The U.S. Treasury Department recently announced it will not enforce the Corporate Transparency Act (CTA) against domestic entities. This means that—at least for the timebeing—U.S.-based businesses are for all practical purposes relieved of their obligation to report beneficial ownership information to FinCEN by the March 21, 2025 deadline. Meanwhile, courts across the country continue to evaluate constitutional challenges to the law, including a recent decision in Michigan finding the CTA unconstitutional.
Treasury Department Suspends Enforcement for Domestic Entities
On March 2, 2025, the Treasury Department announced the effective suspension of the March 21, 2025 filing deadline for all domestic companies. This policy shift provides immediate relief to businesses that were preparing to comply with the CTA’s reporting requirements.
Treasury officials indicated they are preparing a proposed rulemaking that would narrow the scope of the CTA to apply only to “foreign reporting companies”—entities formed under foreign law that have registered to do business in the United States.
This administrative pivot comes after months of legal battles across multiple federal courts, with conflicting rulings creating significant uncertainty for businesses nationwide. The proposed narrowing of scope, however, may face its own legal challenges, as it appears inconsistent with the text of the CTA itself, which explicitly covers both domestic and foreign entities.

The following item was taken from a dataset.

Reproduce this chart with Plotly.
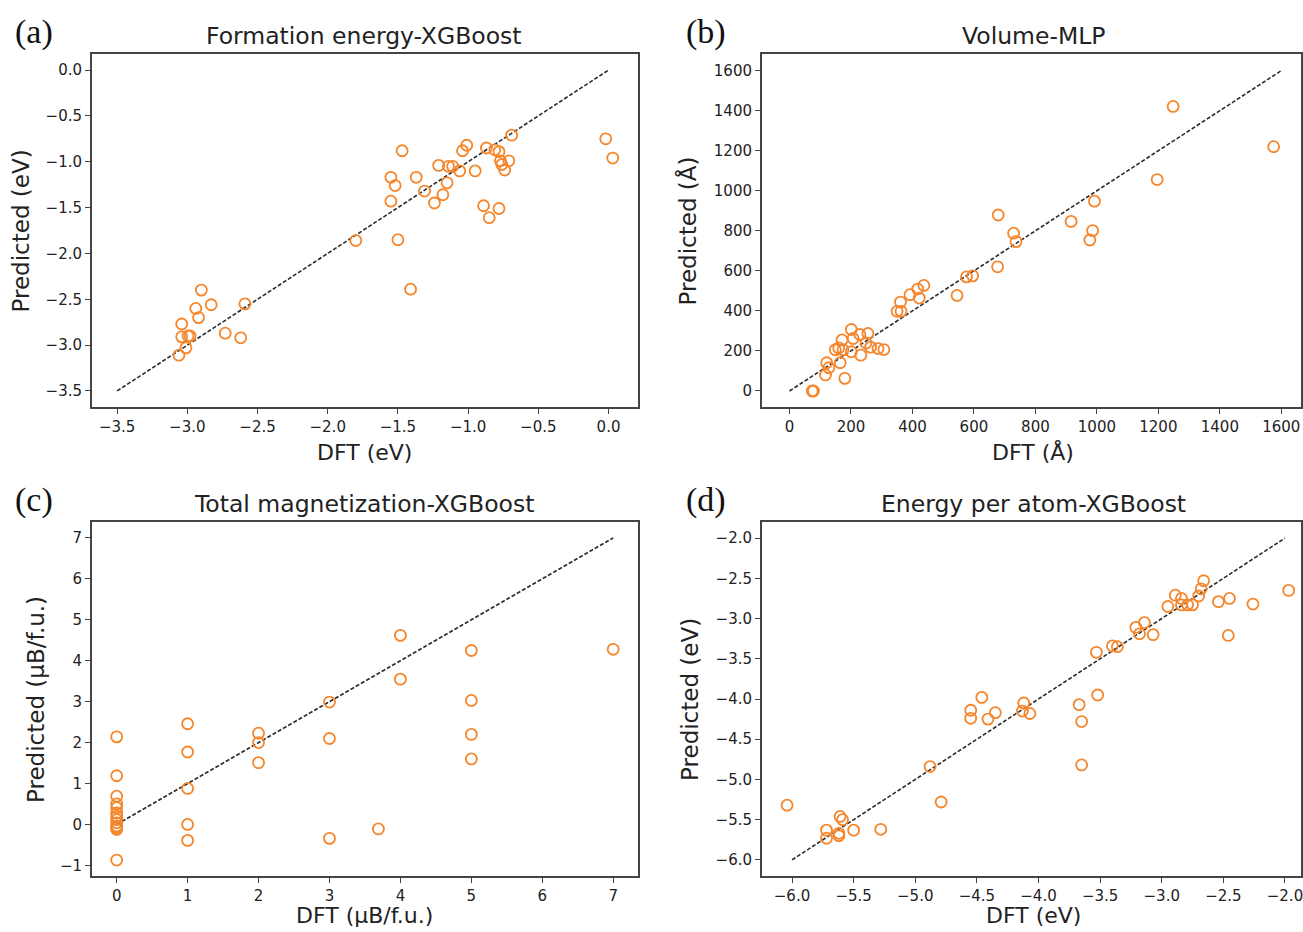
import plotly.graph_objects as go

W, H = 1303, 932

# ---------------- data ----------------
# (a) Formation energy - XGBoost (eV)
a_dft = [-0.02, 0.03, -0.69, -1.01, -1.04, -0.87, -0.81, -0.78, -0.77, -0.76, -0.74, -0.71,
         -0.95, -1.06, -1.11, -1.14, -1.21, -1.47, -1.37, -1.55, -1.52, -1.31, -1.15, -1.18,
         -1.24, -1.55, -0.89, -0.78, -0.85, -1.80, -1.50, -1.41, -2.90, -2.94, -2.83, -2.92,
         -2.59, -3.04, -3.04, -2.995, -2.98, -3.01, -3.06, -2.73, -2.62]
a_pred = [-0.75, -0.96, -0.71, -0.82, -0.88, -0.85, -0.87, -0.89, -0.99, -1.03, -1.09, -0.99,
          -1.10, -1.10, -1.05, -1.05, -1.04, -0.88, -1.17, -1.17, -1.26, -1.32, -1.23, -1.36,
          -1.45, -1.43, -1.48, -1.51, -1.61, -1.86, -1.85, -2.39, -2.40, -2.60, -2.56, -2.70,
          -2.55, -2.77, -2.91, -2.90, -2.90, -3.03, -3.11, -2.87, -2.92]
a_line = [-3.5, 0.0]

# (b) Volume - MLP (Å)
b_dft = [1248, 1575, 1196, 992, 916, 986, 977, 679, 729, 737, 677, 576, 596, 545, 437, 417,
         392, 422, 361, 350, 363, 201, 229, 255, 207, 171, 249, 264, 288, 307, 149, 174, 201,
         232, 121, 165, 128, 117, 180, 74, 78, 160]
b_pred = [1421, 1220, 1056, 948, 847, 801, 754, 879, 788, 746, 620, 570, 575, 477, 527, 509,
          481, 464, 444, 398, 398, 307, 282, 287, 262, 255, 240, 219, 212, 207, 206, 206, 196,
          179, 141, 141, 116, 80, 63, 0, 0, 215]
b_line = [0, 1600]

# (c) Total magnetization - XGBoost (μB/f.u.)
c_dft = [0, 0, 0, 0, 0, 0, 0, 0, 0, 0, 0, 0, 0,
         1, 1, 1, 1, 1,
         2, 2, 2,
         3, 3, 3,
         3.69,
         4, 4,
         5, 5, 5, 5,
         7]
c_pred = [2.14, 1.19, 0.69, 0.50, 0.41, 0.28, 0.20, 0.12, 0.04, -0.04, -0.08, -0.12, -0.87,
          2.46, 1.77, 0.88, 0.00, -0.39,
          2.23, 2.00, 1.51,
          2.99, 2.10, -0.34,
          -0.11,
          4.62, 3.55,
          4.25, 3.03, 2.20, 1.60,
          4.28]
c_line = [0, 7]

# (d) Energy per atom - XGBoost (eV)
d_dft = [-6.04, -5.72, -5.72, -5.61, -5.59, -5.62, -5.62, -5.50, -5.28, -4.88, -4.79, -4.55,
         -4.55, -4.46, -4.41, -4.35, -4.12, -4.13, -4.07, -3.67, -3.65, -3.65, -3.52, -3.53,
         -3.40, -3.36, -3.21, -3.18, -3.14, -3.07, -2.95, -2.89, -2.84, -2.84, -2.79, -2.75,
         -2.70, -2.68, -2.66, -2.54, -2.45, -2.46, -2.26, -1.97]
d_pred = [-5.32, -5.63, -5.73, -5.46, -5.50, -5.67, -5.70, -5.63, -5.62, -4.84, -5.28, -4.14,
          -4.24, -3.98, -4.25, -4.17, -4.05, -4.15, -4.18, -4.07, -4.28, -4.82, -3.95, -3.42,
          -3.34, -3.35, -3.11, -3.19, -3.05, -3.20, -2.85, -2.71, -2.75, -2.83, -2.83, -2.83,
          -2.72, -2.63, -2.53, -2.79, -2.75, -3.21, -2.82, -2.65]
d_line = [-6.0, -2.0]

titles = ["Formation energy-XGBoost", "Volume-MLP",
          "Total magnetization-XGBoost", "Energy per atom-XGBoost"]
panel_tags = ["(a)", "(b)", "(c)", "(d)"]
x_titles = ["DFT (eV)", "DFT (Å)", "DFT (μB/f.u.)", "DFT (eV)"]
y_titles = ["Predicted (eV)", "Predicted (Å)", "Predicted (μB/f.u.)", "Predicted (eV)"]

# ---------------- layout geometry (pixels) ----------------
def px(p):
    return p / W

def py(p):
    return 1 - p / H

boxes = [  # left, right, top, bottom in pixels
    (92, 639, 54, 407),
    (763, 1303, 54, 407),
    (92, 639, 522, 876),
    (763, 1303, 522, 876),
]
x_ranges = [[-3.68, 0.21], [-90, 1664], [-0.35, 7.35], [-6.245, -1.87]]
y_ranges = [[-3.675, 0.175], [-80, 1683], [-1.26, 7.39], [-6.2, -1.8]]
x_dticks = [0.5, 200, 1, 0.5]
y_dticks = [0.5, 200, 1, 0.5]
x_fmt = [".1f", "d", "d", ".1f"]
y_fmt = [".1f", "d", "d", ".1f"]
ytitle_x = [21, 689, 36, 691]
tag_x = [13, 685, 13, 685]
title_cx = [365, 1035, 365, 1035]
xtitle_y = [452, 452, 915, 915]

ORANGE = "#f5862b"
AX = "#444444"
TXT = "#222222"

fig = go.Figure()
data = [(a_dft, a_pred, a_line), (b_dft, b_pred, b_line),
        (c_dft, c_pred, c_line), (d_dft, d_pred, d_line)]

annotations = []
for i, (xs, ys, line) in enumerate(data):
    k = "" if i == 0 else str(i + 1)
    xa, ya = "x" + k, "y" + k
    fig.add_trace(go.Scatter(x=line, y=line, mode="lines", xaxis=xa, yaxis=ya,
                             line=dict(color="#2b2b2b", width=1.6, dash="4px,2px"),
                             showlegend=False, hoverinfo="skip"))
    fig.add_trace(go.Scatter(x=xs, y=ys, mode="markers", xaxis=xa, yaxis=ya,
                             marker=dict(symbol="circle-open", size=11, color=ORANGE,
                                         line=dict(width=1.8, color=ORANGE)),
                             showlegend=False))
    l, r, t, b = boxes[i]
    axis_common = dict(showgrid=False, zeroline=False, showline=True, mirror=True,
                       linecolor=AX, linewidth=1.6, ticks="outside", ticklen=5,
                       tickwidth=1.2, tickcolor=AX, ticklabeloverflow="allow",
                       tickfont=dict(family="DejaVu Sans", size=15, color=TXT))
    fig.update_layout(**{
        "xaxis" + k: dict(domain=[px(l), px(r)], range=x_ranges[i], dtick=x_dticks[i],
                          tick0=0, tickformat=x_fmt[i], anchor=ya, **axis_common),
        "yaxis" + k: dict(domain=[py(b), py(t)], range=y_ranges[i], dtick=y_dticks[i],
                          tick0=0, tickformat=y_fmt[i], anchor=xa, **axis_common),
    })
    # title
    annotations.append(dict(text=titles[i], x=px(title_cx[i]), y=py(t - 18),
                            xref="paper", yref="paper",
                            showarrow=False, xanchor="center", yanchor="middle",
                            font=dict(family="DejaVu Sans", size=23.5, color=TXT)))
    # panel tag
    annotations.append(dict(text=panel_tags[i], x=px(tag_x[i]), y=py(t - 22),
                            xref="paper", yref="paper", showarrow=False,
                            xanchor="left", yanchor="middle",
                            font=dict(family="Liberation Serif", size=34, color="#111111")))
    # x axis title
    annotations.append(dict(text=x_titles[i], x=px(title_cx[i]),
                            y=py(xtitle_y[i]), xref="paper", yref="paper", showarrow=False,
                            xanchor="center", yanchor="middle",
                            font=dict(family="DejaVu Sans", size=22, color=TXT)))
    # y axis title
    annotations.append(dict(text=y_titles[i], x=px(ytitle_x[i]), y=py((t + b) / 2),
                            xref="paper", yref="paper", showarrow=False, textangle=-90,
                            xanchor="center", yanchor="middle",
                            font=dict(family="DejaVu Sans", size=23, color=TXT)))

fig.update_layout(width=W, height=H, margin=dict(l=0, r=0, t=0, b=0),
                  paper_bgcolor="white", plot_bgcolor="white",
                  annotations=annotations, showlegend=False)

fig.write_html("out.html")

Michigan Court Finds CTA Unconstitutional
On March 5, 2025, the U.S. District Court for the Western District of Michigan issued a notable ruling in Small Business Association of Michigan v. Yellen, finding that the CTA violates the Fourth Amendment’s protection against unreasonable searches. This is the first time a federal court has invalidated the CTA on Fourth Amendment grounds.
The Michigan court determined that business owners have a legitimate expectation of privacy in their beneficial ownership information. Judge Robert Jonker specifically criticized the CTA for creating what he called an “Orwellian ‘Big Brother'” database designed for law enforcement use and imposing massive compliance costs on small businesses (estimated at $21.7 billion nationally in the first year).
While this ruling technically applies only to the specific plaintiffs in that case, it represents an interesting legal precedent that may influence other courts considering similar challenges.
Moving Forward
The Treasury Department’s announcement provides significant relief from immediate compliance concerns. However, businesses should:
- Monitor developments, as Treasury’s proposed rule has not yet been finalized
- Be aware that Treasury still intends to enforce the CTA against foreign reporting companies
- Maintain ownership records in case compliance becomes necessary later
- Consult legal counsel if you have complex ownership structures or foreign connections
Our firm will continue to monitor these developments and provide updates as the situation evolves.